**** Records for the task ****

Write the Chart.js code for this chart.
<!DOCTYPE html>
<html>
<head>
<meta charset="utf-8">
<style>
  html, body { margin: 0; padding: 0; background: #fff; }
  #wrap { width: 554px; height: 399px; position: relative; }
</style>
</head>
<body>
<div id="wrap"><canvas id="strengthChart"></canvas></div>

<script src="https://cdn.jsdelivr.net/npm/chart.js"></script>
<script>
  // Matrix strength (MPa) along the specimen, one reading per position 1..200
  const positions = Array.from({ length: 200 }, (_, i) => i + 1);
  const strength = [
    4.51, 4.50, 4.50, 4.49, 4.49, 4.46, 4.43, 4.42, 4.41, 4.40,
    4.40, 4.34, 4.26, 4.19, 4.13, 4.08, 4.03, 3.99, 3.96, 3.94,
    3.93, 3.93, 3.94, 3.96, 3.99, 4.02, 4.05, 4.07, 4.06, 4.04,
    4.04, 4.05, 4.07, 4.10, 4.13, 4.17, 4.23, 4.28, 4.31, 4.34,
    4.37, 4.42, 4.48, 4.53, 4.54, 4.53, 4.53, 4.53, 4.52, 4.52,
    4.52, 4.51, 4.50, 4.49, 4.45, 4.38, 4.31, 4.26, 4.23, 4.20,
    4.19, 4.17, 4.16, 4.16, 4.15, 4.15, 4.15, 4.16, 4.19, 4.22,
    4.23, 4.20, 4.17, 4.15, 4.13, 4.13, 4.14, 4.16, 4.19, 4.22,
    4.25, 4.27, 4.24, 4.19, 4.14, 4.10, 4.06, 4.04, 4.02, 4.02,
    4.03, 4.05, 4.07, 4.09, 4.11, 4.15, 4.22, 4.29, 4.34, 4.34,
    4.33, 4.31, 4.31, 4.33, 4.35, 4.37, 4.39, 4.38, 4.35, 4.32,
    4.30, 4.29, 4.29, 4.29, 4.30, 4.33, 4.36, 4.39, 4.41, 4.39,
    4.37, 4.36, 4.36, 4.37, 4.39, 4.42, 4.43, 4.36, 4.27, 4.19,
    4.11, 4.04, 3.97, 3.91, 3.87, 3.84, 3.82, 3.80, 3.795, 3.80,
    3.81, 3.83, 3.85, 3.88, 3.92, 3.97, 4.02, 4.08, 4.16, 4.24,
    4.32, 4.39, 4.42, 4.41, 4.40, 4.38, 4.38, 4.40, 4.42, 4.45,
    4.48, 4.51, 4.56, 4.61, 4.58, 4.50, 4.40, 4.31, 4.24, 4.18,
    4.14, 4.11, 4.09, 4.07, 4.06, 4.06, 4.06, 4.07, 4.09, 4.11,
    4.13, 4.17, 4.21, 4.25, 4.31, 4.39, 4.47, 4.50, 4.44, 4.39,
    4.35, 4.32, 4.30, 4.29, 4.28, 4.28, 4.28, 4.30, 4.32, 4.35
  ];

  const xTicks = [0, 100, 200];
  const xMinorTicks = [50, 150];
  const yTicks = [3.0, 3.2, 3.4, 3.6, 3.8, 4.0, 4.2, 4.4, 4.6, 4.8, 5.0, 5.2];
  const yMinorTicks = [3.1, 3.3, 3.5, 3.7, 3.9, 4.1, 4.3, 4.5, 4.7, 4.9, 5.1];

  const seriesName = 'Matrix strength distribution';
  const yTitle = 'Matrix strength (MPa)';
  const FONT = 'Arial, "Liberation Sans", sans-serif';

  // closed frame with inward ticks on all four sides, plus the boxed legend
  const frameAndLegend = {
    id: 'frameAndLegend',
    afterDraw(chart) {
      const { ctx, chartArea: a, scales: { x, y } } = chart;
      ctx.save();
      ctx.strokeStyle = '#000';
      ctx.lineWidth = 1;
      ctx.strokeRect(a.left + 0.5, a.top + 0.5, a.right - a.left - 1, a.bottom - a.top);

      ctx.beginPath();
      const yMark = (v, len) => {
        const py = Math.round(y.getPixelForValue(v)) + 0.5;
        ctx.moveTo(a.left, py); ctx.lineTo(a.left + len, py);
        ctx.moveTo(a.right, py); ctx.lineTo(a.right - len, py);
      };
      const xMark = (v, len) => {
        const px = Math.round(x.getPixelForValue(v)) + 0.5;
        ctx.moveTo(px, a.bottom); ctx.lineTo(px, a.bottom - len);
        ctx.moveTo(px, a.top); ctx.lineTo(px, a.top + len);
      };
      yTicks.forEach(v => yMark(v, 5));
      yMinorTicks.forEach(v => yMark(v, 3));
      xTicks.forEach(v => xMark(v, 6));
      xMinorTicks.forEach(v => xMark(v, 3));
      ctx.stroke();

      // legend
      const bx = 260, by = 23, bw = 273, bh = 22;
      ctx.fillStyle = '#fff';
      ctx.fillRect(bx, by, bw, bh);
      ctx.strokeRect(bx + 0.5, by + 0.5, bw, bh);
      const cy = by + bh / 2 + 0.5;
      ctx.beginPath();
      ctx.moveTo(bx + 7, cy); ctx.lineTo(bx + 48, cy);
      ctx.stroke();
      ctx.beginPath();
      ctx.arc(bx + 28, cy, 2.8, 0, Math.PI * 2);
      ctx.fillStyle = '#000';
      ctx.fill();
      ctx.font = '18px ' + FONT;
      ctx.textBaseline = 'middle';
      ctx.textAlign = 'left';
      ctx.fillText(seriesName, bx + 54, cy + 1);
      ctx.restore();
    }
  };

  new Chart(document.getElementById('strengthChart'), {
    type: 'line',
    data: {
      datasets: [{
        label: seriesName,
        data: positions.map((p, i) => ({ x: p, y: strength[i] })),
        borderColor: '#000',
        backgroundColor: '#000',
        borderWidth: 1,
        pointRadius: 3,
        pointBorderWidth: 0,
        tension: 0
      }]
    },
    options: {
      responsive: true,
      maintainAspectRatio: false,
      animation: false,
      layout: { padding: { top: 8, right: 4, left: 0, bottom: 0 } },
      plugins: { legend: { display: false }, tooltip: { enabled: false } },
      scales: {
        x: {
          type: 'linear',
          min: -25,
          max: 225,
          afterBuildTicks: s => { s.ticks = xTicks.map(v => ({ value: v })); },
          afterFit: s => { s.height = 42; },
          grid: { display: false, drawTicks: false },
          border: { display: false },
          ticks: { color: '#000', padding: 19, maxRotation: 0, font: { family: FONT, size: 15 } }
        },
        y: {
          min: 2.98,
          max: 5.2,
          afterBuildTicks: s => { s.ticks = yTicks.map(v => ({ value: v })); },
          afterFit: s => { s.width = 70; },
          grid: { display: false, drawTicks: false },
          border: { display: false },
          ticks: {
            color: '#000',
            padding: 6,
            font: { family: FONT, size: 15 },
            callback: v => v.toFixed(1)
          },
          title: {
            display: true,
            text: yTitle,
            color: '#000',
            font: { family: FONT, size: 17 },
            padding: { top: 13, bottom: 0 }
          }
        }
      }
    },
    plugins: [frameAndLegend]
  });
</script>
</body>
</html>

****
**** Records for the task ****

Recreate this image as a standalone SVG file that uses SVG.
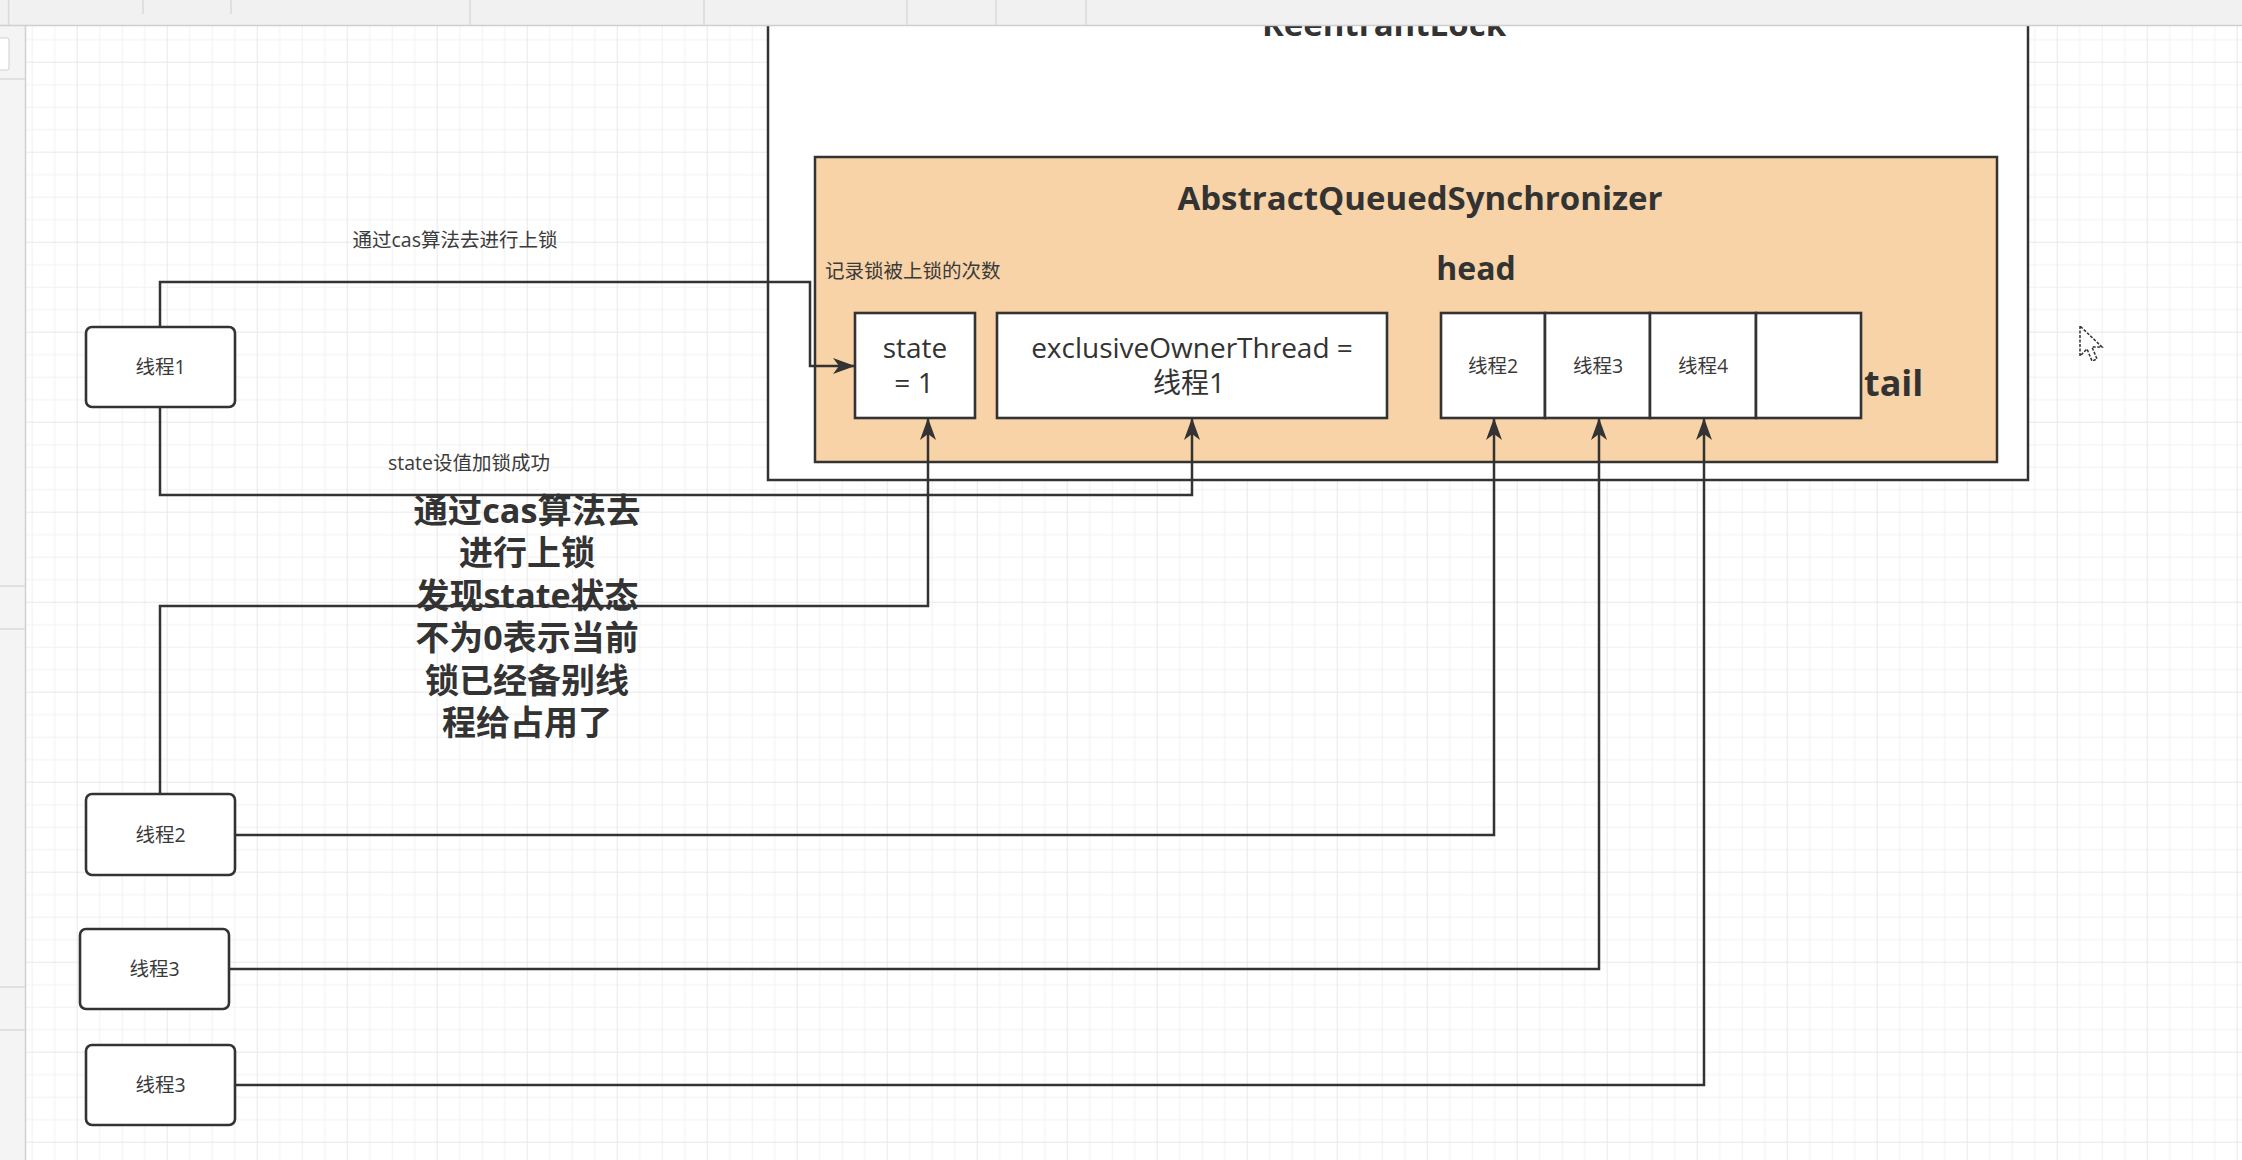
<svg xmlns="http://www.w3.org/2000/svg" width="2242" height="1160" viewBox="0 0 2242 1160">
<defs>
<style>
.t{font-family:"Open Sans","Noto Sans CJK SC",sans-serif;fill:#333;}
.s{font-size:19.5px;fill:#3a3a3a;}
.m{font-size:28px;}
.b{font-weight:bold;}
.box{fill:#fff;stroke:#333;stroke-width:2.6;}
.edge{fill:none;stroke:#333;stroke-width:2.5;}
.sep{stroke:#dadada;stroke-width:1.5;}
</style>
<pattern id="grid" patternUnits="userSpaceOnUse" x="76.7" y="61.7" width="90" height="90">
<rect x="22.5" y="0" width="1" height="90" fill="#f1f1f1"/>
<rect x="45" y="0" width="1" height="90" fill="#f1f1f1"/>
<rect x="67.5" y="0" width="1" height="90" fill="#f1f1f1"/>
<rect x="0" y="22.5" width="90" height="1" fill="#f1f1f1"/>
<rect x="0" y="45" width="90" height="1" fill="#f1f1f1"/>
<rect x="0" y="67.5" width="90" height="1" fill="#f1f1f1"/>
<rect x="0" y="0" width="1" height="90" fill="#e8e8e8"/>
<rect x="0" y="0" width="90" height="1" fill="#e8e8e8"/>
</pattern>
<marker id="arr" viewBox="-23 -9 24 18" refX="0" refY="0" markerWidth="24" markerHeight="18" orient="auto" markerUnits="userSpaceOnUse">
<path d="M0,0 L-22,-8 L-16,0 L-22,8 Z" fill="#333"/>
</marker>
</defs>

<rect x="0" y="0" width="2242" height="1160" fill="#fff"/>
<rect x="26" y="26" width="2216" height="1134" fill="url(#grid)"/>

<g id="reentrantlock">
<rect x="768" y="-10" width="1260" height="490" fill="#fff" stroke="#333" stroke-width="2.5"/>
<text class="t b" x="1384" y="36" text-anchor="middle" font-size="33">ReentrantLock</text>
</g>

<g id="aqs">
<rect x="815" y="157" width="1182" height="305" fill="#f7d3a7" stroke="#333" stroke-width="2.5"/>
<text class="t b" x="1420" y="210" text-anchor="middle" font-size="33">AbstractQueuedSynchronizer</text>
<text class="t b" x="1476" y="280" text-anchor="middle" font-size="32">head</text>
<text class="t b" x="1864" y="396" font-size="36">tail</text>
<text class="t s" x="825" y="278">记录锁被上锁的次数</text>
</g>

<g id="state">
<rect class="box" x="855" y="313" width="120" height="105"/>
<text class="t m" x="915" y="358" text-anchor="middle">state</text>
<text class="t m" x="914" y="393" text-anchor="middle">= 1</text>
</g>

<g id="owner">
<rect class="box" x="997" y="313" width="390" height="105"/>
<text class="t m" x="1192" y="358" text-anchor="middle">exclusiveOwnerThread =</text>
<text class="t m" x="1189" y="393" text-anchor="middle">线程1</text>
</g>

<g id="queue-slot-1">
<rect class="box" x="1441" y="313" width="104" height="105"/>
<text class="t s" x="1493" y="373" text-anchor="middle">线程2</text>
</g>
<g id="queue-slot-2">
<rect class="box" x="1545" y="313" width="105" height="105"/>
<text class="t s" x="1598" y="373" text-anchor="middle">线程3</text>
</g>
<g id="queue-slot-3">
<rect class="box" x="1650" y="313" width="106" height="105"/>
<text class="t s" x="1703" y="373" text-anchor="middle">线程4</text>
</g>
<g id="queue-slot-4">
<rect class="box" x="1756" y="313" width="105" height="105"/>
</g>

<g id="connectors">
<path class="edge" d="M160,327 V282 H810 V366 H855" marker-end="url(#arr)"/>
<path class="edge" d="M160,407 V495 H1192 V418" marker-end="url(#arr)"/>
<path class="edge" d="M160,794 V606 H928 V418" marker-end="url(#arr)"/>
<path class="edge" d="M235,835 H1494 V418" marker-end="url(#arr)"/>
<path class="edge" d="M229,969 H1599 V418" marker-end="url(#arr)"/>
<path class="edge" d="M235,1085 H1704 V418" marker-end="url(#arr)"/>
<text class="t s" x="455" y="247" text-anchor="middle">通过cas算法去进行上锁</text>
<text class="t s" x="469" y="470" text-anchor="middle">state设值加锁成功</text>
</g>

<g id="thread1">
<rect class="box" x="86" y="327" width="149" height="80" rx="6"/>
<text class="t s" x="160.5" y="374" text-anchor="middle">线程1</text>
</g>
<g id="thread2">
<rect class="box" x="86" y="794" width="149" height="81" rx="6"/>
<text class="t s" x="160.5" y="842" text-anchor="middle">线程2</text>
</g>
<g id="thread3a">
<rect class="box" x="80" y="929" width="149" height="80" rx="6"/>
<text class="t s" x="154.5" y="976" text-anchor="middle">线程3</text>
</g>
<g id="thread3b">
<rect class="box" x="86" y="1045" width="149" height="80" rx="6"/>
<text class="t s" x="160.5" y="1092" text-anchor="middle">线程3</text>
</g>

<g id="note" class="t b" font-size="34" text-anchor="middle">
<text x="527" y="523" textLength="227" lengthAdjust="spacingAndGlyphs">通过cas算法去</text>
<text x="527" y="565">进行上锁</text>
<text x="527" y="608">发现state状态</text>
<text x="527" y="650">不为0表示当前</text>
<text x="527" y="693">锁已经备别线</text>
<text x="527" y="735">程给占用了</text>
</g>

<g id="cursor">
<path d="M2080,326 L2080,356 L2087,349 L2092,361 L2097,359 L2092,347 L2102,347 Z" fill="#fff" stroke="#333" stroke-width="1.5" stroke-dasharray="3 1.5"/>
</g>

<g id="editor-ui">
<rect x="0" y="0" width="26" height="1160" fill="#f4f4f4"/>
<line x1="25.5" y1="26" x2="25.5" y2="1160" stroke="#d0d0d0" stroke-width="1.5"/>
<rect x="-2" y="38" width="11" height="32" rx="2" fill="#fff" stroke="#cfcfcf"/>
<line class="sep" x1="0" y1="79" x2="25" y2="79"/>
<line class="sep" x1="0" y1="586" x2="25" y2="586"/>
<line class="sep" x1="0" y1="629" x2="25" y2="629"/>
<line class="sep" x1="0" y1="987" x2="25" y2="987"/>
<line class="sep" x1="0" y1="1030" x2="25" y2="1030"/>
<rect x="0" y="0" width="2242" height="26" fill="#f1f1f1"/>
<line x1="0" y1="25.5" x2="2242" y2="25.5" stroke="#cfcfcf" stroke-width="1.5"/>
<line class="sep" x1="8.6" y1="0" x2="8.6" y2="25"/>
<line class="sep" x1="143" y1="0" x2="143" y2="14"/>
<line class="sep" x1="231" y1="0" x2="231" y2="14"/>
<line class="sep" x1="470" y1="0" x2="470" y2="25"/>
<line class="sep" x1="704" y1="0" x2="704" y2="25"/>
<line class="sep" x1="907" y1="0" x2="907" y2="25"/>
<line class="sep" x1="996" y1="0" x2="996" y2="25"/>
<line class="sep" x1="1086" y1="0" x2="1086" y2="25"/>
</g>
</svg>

****
**** Records for the task ****

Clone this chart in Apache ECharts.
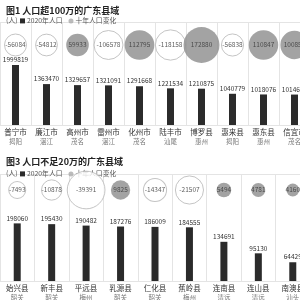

****

▶ Set task: On how many lines does the word "this" appear? Answer with only the number.

▶ Answer to the exercise: 3